The new government will need to decide how to recalibrate its relationship with the US, taking account of the risk of isolation given its withdrawal from the EU. The essential options are to line up with other “civilised” nations in isolating the Trump administration, maintaining a distance while out waiting Trump, or collaborating the Trump White House despite any distaste in the hope of bilateral benefits. The new government also want to take into account the risks to security and intelligence collaboration, all the more so if collaboration with EU countries weakens following Brexit.


Scotland and the State of the Union

Brexit has renewed the challenges to the British constitutional settlement, both in Scotland and Northern Ireland. Nicola Sturgeon has argued that Scotland should hold a new referendum on independence once the outcome of the Brexit negotiations are clear. Theresa May appears to have accepted this, which would mean a new vote in late 2019 or early 2020. However, the poor electoral results of the Scottish nationalists may reduce pressure for a new referendum. If there is one, the new British Prime Minister will hope that economic uncertainty and the doubtful prospects for an independent Scotland entering the European Union will convince the Scots to vote to remain in the Union. At the very least, the British Government will need to devolve further powers to the Scottish government. But the new Prime Minister will also have to finesse the issue of why Scots get to vote on the outcome of the Brexit negotiations and the rest of Britain does not. The new Prime Minister will not want to risk the legal and constitutional limbo that a new general referendum on Brexit could produce if Britons vote against the terms of the divorce, but the calculation will again depend on how a new government is formed in Westminster and how long it lasts.

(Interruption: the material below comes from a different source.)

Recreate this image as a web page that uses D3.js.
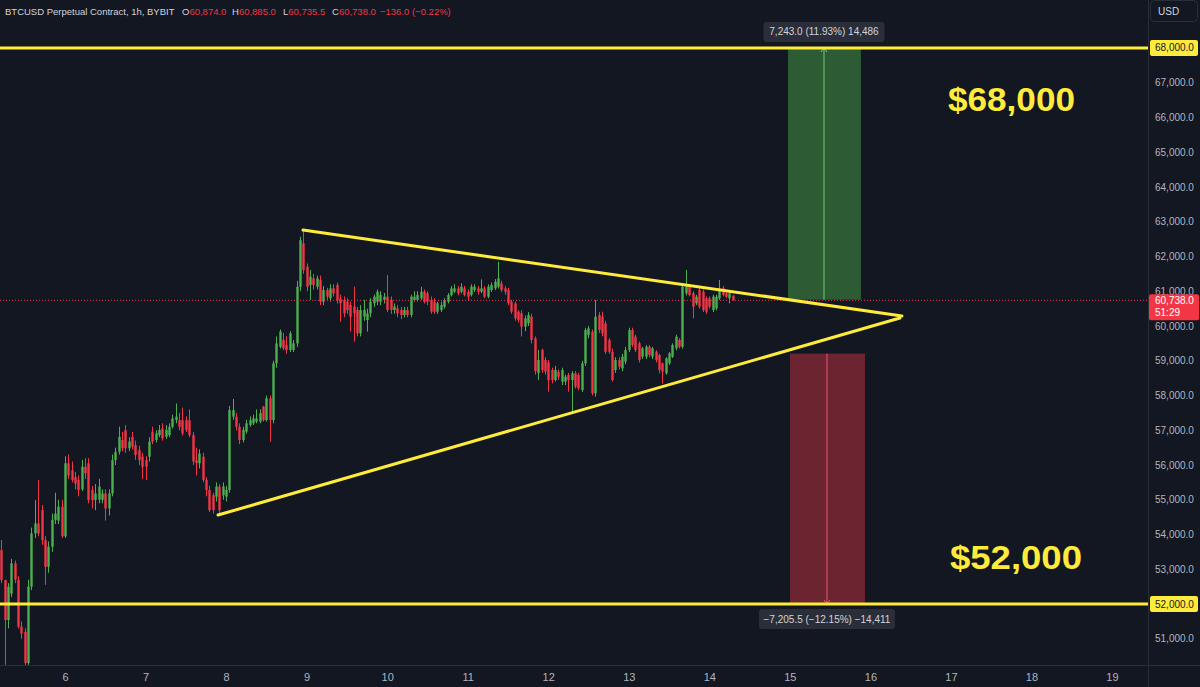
<!DOCTYPE html>
<html><head><meta charset="utf-8">
<script src="https://cdn.jsdelivr.net/npm/d3@7"></script>
<style>html,body{margin:0;padding:0;background:#131722;overflow:hidden}</style>
</head><body><svg id="c" width="1200" height="687"></svg>
<script>
// ---------------- DATA ----------------
const startDay = 5, startHour = 5; // first candle: day 5, 05:00, hourly
const ohlc = [
[53550,53840,52600,52690],[52690,52700,50250,51540],[51540,52600,51300,52500],[52300,53300,52200,53170],
[53170,53250,52600,52700],[52690,52800,51300,51350],[51350,51500,51000,51150],[51200,51300,50250,50300],
[50300,52700,50250,52500],[52500,54200,52400,54030],[54030,54990,53900,54320],[54320,55570,53950,54030],
[54700,54850,53700,53840],[53840,53950,52550,53070],[53070,53800,52900,53650],[53650,54600,53500,54420],
[54420,55200,54300,54600],[54400,55000,54300,54800],[54800,55000,53900,53950],[53950,56250,53900,56050],
[56050,56300,55600,55700],[55850,56100,55500,55570],[55650,55800,55300,55470],[55570,55700,55100,55280],
[55300,56150,55250,55950],[55950,56200,55600,55760],[56050,56200,54900,54990],[55280,55400,54750,54990],
[54990,55450,54700,55180],[55000,55600,54900,55380],[55000,55300,54900,55180],[55180,55300,54400,54750],
[54750,55300,54550,55180],[55180,56300,55100,56140],[56140,56500,56000,56380],[56380,57100,56300,56810],
[56720,56950,56400,56480],[57000,57150,56350,56480],[56480,56800,56400,56670],[56810,56950,56450,56530],
[56570,56700,56150,56290],[56430,56550,56000,56140],[56240,56350,55600,55950],[56140,56250,55570,55950],
[56240,56800,56100,56670],[56960,57100,56600,56670],[56720,57000,56650,56910],[56860,57150,56800,57010],
[57050,57200,56700,56770],[56810,57150,56750,57010],[56860,57200,56800,57100],[57100,57450,57050,57340],
[57290,57770,57200,57390],[57290,57500,57000,57100],[57290,57650,56850,56910],[57290,57400,56950,57010],
[57290,57600,56800,56860],[56860,56950,56000,56100],[56140,56500,55700,56050],[56050,56450,55900,56330],
[56240,56350,55500,55570],[55570,55650,55100,55280],[55280,55400,54650,54700],[55130,55200,54600,54700],
[55090,55500,54950,55380],[55380,55450,54560,54700],[55130,55500,55000,55380],[55090,55400,54950,55280],
[55280,57700,55200,57580],[57390,57900,57300,57580],[57390,57500,57000,57100],[57100,57200,56600,56720],
[56720,57100,56650,57010],[56960,57300,56900,57200],[57150,57400,57100,57290],[57200,57450,57150,57340],
[57250,57600,57200,57340],[57250,57600,57200,57490],[57680,57700,57250,57290],[57290,58000,57250,57920],
[57920,58000,56670,57290],[57290,59000,57200,58925],[58925,59700,58800,59500],[59400,59900,59350,59840],
[59600,59800,59300,59360],[59450,59700,59200,59310],[59310,59850,59250,59790],[59310,59600,59250,59500],
[59500,61300,59400,61130],[61130,62570,61000,62470],[62380,62760,61500,61610],[61707,61800,61000,61131],
[61179,61611,60748,61420],[61371,61500,61050,61179],[61131,61450,61050,61371],[61323,61450,60600,60700],
[60700,61150,60600,61035],[61035,61100,60750,60844],[60796,61200,60700,61083],[61083,61200,60850,60940],
[61179,61250,60650,60748],[60796,60900,60120,60652],[60748,60850,60250,60364],[60700,60800,60350,60460],
[60604,60700,59840,60268],[60556,61131,59550,60364],[60460,60550,59700,59788],[59788,60600,59700,60460],
[60268,60750,60150,60460],[60172,60500,59840,60364],[60364,60800,60250,60700],[60652,60900,60550,60844],
[60700,61050,60600,60987],[60700,61000,60600,60892],[60748,60950,60650,60844],[60844,61467,60400,60460],
[60748,60850,60350,60460],[60460,60650,60350,60556],[60508,60600,60250,60364],[60460,60550,60200,60316],
[60316,60550,60250,60460],[60460,60550,60250,60316],[60316,60900,60250,60844],[60748,61000,60700,60844],
[60748,61000,60700,60892],[60796,61131,60750,60987],[60987,61050,60650,60700],[60940,61000,60600,60700],
[60748,60850,60350,60412],[60700,60800,60350,60412],[60412,60700,60350,60652],[60460,60700,60400,60604],
[60556,60800,60500,60748],[60700,60950,60650,60892],[60892,61150,60850,61083],[60987,61200,60950,61083],
[61083,61150,60880,60940],[60987,61230,60940,61131],[61083,61150,60850,60892],[60987,61050,60750,60844],
[60892,61200,60850,61131],[61035,61200,60980,61131],[61083,61150,60900,60987],[60987,61340,60950,61083],
[61083,61150,60800,60844],[60844,61200,60800,61131],[61035,61250,60980,61179],[61083,61350,61030,61275],
[61131,61850,61080,61371],[61227,61300,60980,61035],[61083,61150,60900,60987],[61035,61100,60600,60652],
[60700,60750,60350,60412],[60652,60700,60150,60220],[60412,60450,60100,60172],[60364,60450,59700,59980],
[59980,60300,59850,60220],[60076,60400,60000,60316],[60268,60350,59500,59597],[59644,59700,58600,58700],
[58650,59309,58450,59021],[59309,59350,58650,58733],[59021,59100,58600,58685],[58950,59021,58109,58445],
[58733,58800,58350,58445],[58445,58850,58400,58733],[58685,58750,58450,58541],[58397,58800,58300,58733],
[58397,58600,58300,58541],[58589,58650,58109,58445],[58445,58700,57534,58637],[58637,58700,58200,58253],
[58589,58650,58150,58205],[58157,59000,58100,58925],[58925,59950,58850,59884],[59740,60000,59650,59932],
[59836,59900,58000,58061],[58061,60747,57965,60268],[60316,60400,59800,59884],[60268,60412,59700,59788],
[60076,60150,59200,59260],[59596,59650,59200,59260],[59260,59350,58400,58445],[58733,59100,58650,59021],
[59021,59100,58750,58829],[58781,59200,58700,59117],[58973,59400,58900,59308],[59308,59950,59250,59884],
[59884,59950,59400,59453],[59693,59750,59250,59309],[59501,59550,58950,59021],[59117,59400,59050,59357],
[59117,59450,59050,59405],[59405,59450,59100,59165],[59117,59400,59050,59357],[59261,59300,58950,59021],
[59165,59200,58637,58733],[58925,58950,58349,58685],[58637,59100,58600,59069],[58925,59250,58880,59213],
[59117,59500,59080,59453],[59357,59750,59300,59693],[59597,59650,59350,59405],[59405,61200,59350,61132],
[60940,61611,60880,61132],[61132,61200,60850,60892],[60940,61000,60220,60556],[60652,60900,60600,60844],
[61036,61100,60500,60556],[60988,61050,60400,60460],[60796,60850,60350,60412],[60796,60850,60500,60556],
[60460,60900,60400,60844],[60508,60900,60450,60844],[60796,61323,60750,61036],[61084,61150,60850,60892],
[60940,61000,60800,60844],[60796,61000,60652,60940],[60874,60885,60735.5,60738]
];
const dayTicks = [6,7,8,9,10,11,12,13,14,15,16,17,18,19];
const priceTicks = [51000,52000,53000,54000,55000,56000,57000,58000,59000,60000,61000,62000,63000,64000,65000,66000,67000,68000];
const levels = [68000, 52000];
const levelTexts = ["$68,000", "$52,000"];
const upperTrend = [[8.955, 62760], [16.392, 60290]];
const lowerTrend = [[7.900, 54560], [16.367, 60230]];
const longZone  = {t0: 14.977, t1: 15.883, pLow: 60757, pHigh: 68000, tMid: 15.424};
const shortZone = {t0: 15.002, t1: 15.933, pLow: 52000, pHigh: 59205.5, tMid: 15.461};
const longText  = "7,243.0 (11.93%) 14,486";
const shortText = "\u22127,205.5 (\u221212.15%) \u221214,411";
const lastPrice = 60738, countdown = "51:29";
const headerTitle = "BTCUSD Perpetual Contract, 1h, BYBIT";
const headerVals = [["O","60,874.0"],["H","60,885.0"],["L","60,735.5"],["C","60,738.0"]];
const headerChange = "\u2212136.0 (\u22120.22%)";

// ---------------- CHART ----------------
const W = 1200, H = 687, PW = 1148, PH = 665;
const UP = "#4caf50", DN = "#f23645", YEL = "#ffeb3b", TXT = "#b2b5be";
const FONT = "'Liberation Sans', Arial, sans-serif";
const svg = d3.select("#c");
svg.append("rect").attr("width", W).attr("height", H).attr("fill", "#131722");

const x = d3.scaleLinear().domain([5.193, 19.447]).range([0, PW]);
const y = d3.scaleLinear().domain([50245, 69381]).range([PH, 0]);
const tOf = i => startDay + (startHour + i) / 24;

svg.append("defs").append("clipPath").attr("id", "clip")
  .append("rect").attr("width", PW).attr("height", PH);
const plot = svg.append("g").attr("clip-path", "url(#clip)");

// candles
const cg = plot.append("g");
const bw = 2.4;
ohlc.forEach((d, i) => {
  const [o, h, l, c] = d;
  const col = c >= o ? UP : DN;
  const cx = Math.round(x(tOf(i))) + 0.5;
  cg.append("line").attr("x1", cx).attr("x2", cx).attr("y1", y(h)).attr("y2", y(l))
    .attr("stroke", col).attr("stroke-width", 1);
  const yt = y(Math.max(o, c)), yb = y(Math.min(o, c));
  cg.append("rect").attr("x", cx - bw / 2).attr("width", bw)
    .attr("y", yt).attr("height", Math.max(1, yb - yt)).attr("fill", col);
});

// last price dotted line
plot.append("line").attr("x1", 0).attr("x2", PW).attr("y1", y(lastPrice)).attr("y2", y(lastPrice))
  .attr("stroke", DN).attr("stroke-width", 1).attr("stroke-dasharray", "1,2");

// position zones
function zone(z, fill, lineCol, up) {
  plot.append("rect").attr("x", x(z.t0)).attr("width", x(z.t1) - x(z.t0))
    .attr("y", y(z.pHigh)).attr("height", y(z.pLow) - y(z.pHigh)).attr("fill", fill);
  const mx = x(z.tMid);
  const yS = up ? y(z.pLow) : y(z.pHigh), yE = up ? y(z.pHigh) : y(z.pLow);
  plot.append("line").attr("x1", mx).attr("x2", mx).attr("y1", yS).attr("y2", yE)
    .attr("stroke", lineCol).attr("stroke-width", 1);
  const d = up ? 1 : -1;
  plot.append("path").attr("d", `M${mx - 3},${yE + 4 * d}L${mx},${yE}L${mx + 3},${yE + 4 * d}`)
    .attr("fill", "none").attr("stroke", lineCol).attr("stroke-width", 1);
}
zone(longZone, "#2c5b34", "#6ccf74", true);
zone(shortZone, "#6b2430", "#f0566a", false);

// horizontal levels
levels.forEach(p => {
  plot.append("line").attr("x1", 0).attr("x2", PW).attr("y1", y(p)).attr("y2", y(p))
    .attr("stroke", YEL).attr("stroke-width", 3);
});
// triangle
const line = d3.line().x(d => x(d[0])).y(d => y(d[1]));
[upperTrend, lowerTrend].forEach(t => {
  plot.append("path").attr("d", line(t)).attr("fill", "none")
    .attr("stroke", YEL).attr("stroke-width", 3).attr("stroke-linecap", "round");
});

// big level texts
levelTexts.forEach((t, i) => {
  const yy = i === 0 ? y(levels[0]) + 63 : y(levels[1]) - 35;
  svg.append("text").attr("x", i === 0 ? 948 : 950).attr("y", yy)
    .attr("textLength", i === 0 ? 127 : 132).attr("lengthAdjust", "spacingAndGlyphs")
    .attr("fill", YEL).attr("font-family", FONT).attr("font-weight", "bold")
    .attr("font-size", 33).text(t);
});

// zone measurement labels
function tag(cx, cy, text, w) {
  const g = svg.append("g");
  g.append("rect").attr("x", cx - w / 2).attr("y", cy - 10).attr("width", w).attr("height", 20)
    .attr("rx", 3).attr("fill", "#2a2e39");
  g.append("text").attr("x", cx).attr("y", cy).attr("dy", "0.35em").attr("text-anchor", "middle")
    .attr("fill", "#d1d4dc").attr("font-family", FONT).attr("font-size", 10).text(text);
}
tag(x(longZone.tMid), y(longZone.pHigh) - 16, longText, 121);
tag(x(shortZone.tMid), y(shortZone.pLow) + 15, shortText, 136);

// axes frame
svg.append("line").attr("x1", PW + 0.5).attr("x2", PW + 0.5).attr("y1", 0).attr("y2", H)
  .attr("stroke", "#2a2e39");
svg.append("line").attr("x1", 0).attr("x2", W).attr("y1", PH + 0.5).attr("y2", PH + 0.5)
  .attr("stroke", "#2a2e39");

// price axis
const ya = svg.append("g").attr("transform", `translate(${PW},0)`)
  .call(d3.axisRight(y).tickValues(priceTicks).tickFormat(d3.format(",.1f")).tickSize(0).tickPadding(7));
ya.select(".domain").remove();
ya.selectAll("text").attr("fill", TXT).attr("font-family", FONT).attr("font-size", 10);

// time axis
const xa = svg.append("g").attr("transform", `translate(0,${PH})`)
  .call(d3.axisBottom(x).tickValues(dayTicks).tickFormat(d3.format("d")).tickSize(0).tickPadding(8));
xa.select(".domain").remove();
xa.selectAll("text").attr("fill", TXT).attr("font-family", FONT).attr("font-size", 11);

// level labels on axis
levels.forEach(p => {
  svg.append("rect").attr("x", PW + 2).attr("y", y(p) - 8).attr("width", 48).attr("height", 16)
    .attr("rx", 2).attr("fill", YEL);
  svg.append("text").attr("x", PW + 7).attr("y", y(p)).attr("dy", "0.35em")
    .attr("fill", "#131722").attr("font-family", FONT).attr("font-size", 10).text(d3.format(",.1f")(p));
});

// last price label
svg.append("rect").attr("x", PW + 1).attr("y", y(lastPrice) - 6).attr("width", 50).attr("height", 26)
  .attr("rx", 2).attr("fill", DN);
svg.append("text").attr("x", PW + 7).attr("y", y(lastPrice) + 4)
  .attr("fill", "#fff").attr("font-family", FONT).attr("font-size", 10).text(d3.format(",.1f")(lastPrice));
svg.append("text").attr("x", PW + 7).attr("y", y(lastPrice) + 16)
  .attr("fill", "#fff").attr("font-family", FONT).attr("font-size", 10).text(countdown);

// USD button
svg.append("rect").attr("x", PW + 2.5).attr("y", 0.5).attr("width", 47).attr("height", 21)
  .attr("rx", 4).attr("fill", "#131722").attr("stroke", "#2a2e39");
svg.append("text").attr("x", PW + 10).attr("y", 15).attr("fill", "#d1d4dc")
  .attr("font-family", FONT).attr("font-size", 10).text("USD");

// header
const hd = svg.append("g").attr("font-family", FONT).attr("font-size", 9.5);
hd.append("text").attr("x", 5).attr("y", 15).attr("fill", "#d1d4dc").text(headerTitle);
const hx = [182, 232, 283, 332];
headerVals.forEach((v, i) => {
  const t = hd.append("text").attr("x", hx[i]).attr("y", 15);
  t.append("tspan").attr("fill", "#d1d4dc").text(v[0]);
  t.append("tspan").attr("fill", DN).text(v[1]);
});
hd.append("text").attr("x", 380).attr("y", 15).attr("fill", DN).text(headerChange);
</script></body></html>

In Northern Ireland, the nationalist Sinn Fein has argued that Brexit has re-opened the question of unification. Like Scotland, N Ireland voted in favour of remaining in the EU (albeit by a smaller margin). The largest party in N Ireland, the Unionist DUP favoured Brexit. But following recent elections to the N Ireland Assembly, and with serious disagreements between Sinn Fein and the DUP, there are difficulties in forming a government. Post-Brexit, the border with the Republic is a major challenge. Although no one wants to reintroduce a hard border, reaching sustainable arrangements may prove difficult, especially if Britain ends up outside the EU Customs Union. But the costs of getting it wrong, including a return to violence, could be high. Finding a solution may be even harder if a new Conservative government in London is dependent on the votes of the DUP for its majority.


Health and Education

Although foreign audiences focus on foreign policy and Security challenges, the main preoccupations of the new Prime Minister are likely to be domestic. Despite Theresa May’s determination that the election campaign should focus on Brexit, her own mishandling of her manifesto proposals on financing social care made domestic social and educational policy more central. There is a wide feeling in the UK that the health and education systems are broken, and need both reform and increased funding. Any new government will be well aware how these issues appear to have resonated with the voters in the election campaign, especially among younger voters. Getting these issues right will be as important to the success of the new government as meeting the external challenges.

The challenges confronting the new Prime Minister amount to nothing less than redefining Britain’s identity and positioning in the world post-Brexit. Getting it right can offer new relationships with the EU, the US and the rest of the world. Getting it wrong risks isolation and decline.